The 33-year-old left-armer, a winter recruit from Northamptonshire, spends his winters outdoors cleaning windows and conservatories in his native Nottingham having set up his own business during a year out of first-class cricket six years ago.

Lucas was released by Yorkshire at the end of the 2005 season and decided to set up the cleaning business while he was playing Minor Counties cricket for Cambridgeshire.

Northamptonshire gave Lucas another chance in county cricket in 2007 but he has gone back to window cleaning in the winter months and his day job has helped him to enjoy and appreciate his cricket more.

“Having a year out of the game was the best thing that happened to me,” Lucas said. “Maybe I took things for granted a bit when I was with Nottinghamshire and Yorkshire.
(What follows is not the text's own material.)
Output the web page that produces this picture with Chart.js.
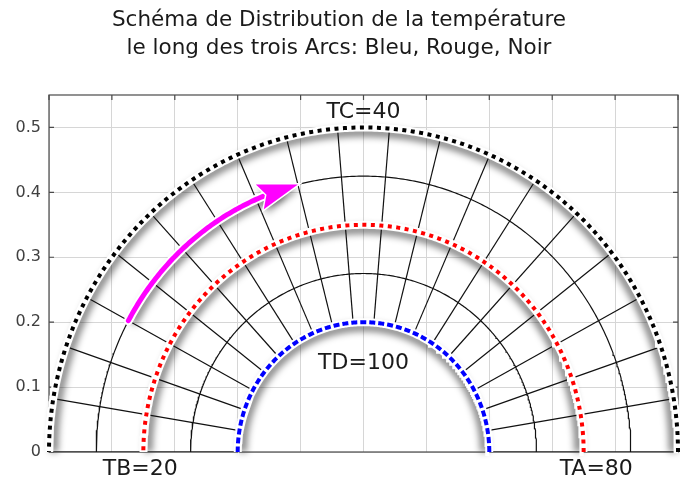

But having the year out and doing various other things and then coming back into county cricket helps you to appreciate what you have.

“Every day I am back in cricket I look forward to – even training days. I try to play with a smile on my face. There are hard days in the field when you don’t take many wickets  but you know that you could be something else, something less enjoyable.”

Alan Richardson, Lucas’s new new ball partner at Worcestershire, also spent time out of county cricket when he was released by Derbyshire in 1995 and spent time working as a landscape gardener and fitting golf spikes before he was given a second chance by Warwickshire.

Richardson’s career has prospered since he joined Worcestershire from Middlesex two years ago and Lucas, who signed a three year deal when he left Northamptonshire, hopes that the move to New Road will have a similar effect on him.

“I’m stoked about getting a three-year contract at my age,” Lucas added. “The success Alan Richardson has had since he came to Worcestershire was a big factor in my decision.

“He played all 16 County Championship games last year and he bowled the most number of overs he had ever bowled. I also worked with Ross Dewar, our fitness coach, at Northamptonshire when I enjoyed my best-ever season so that was another factor.”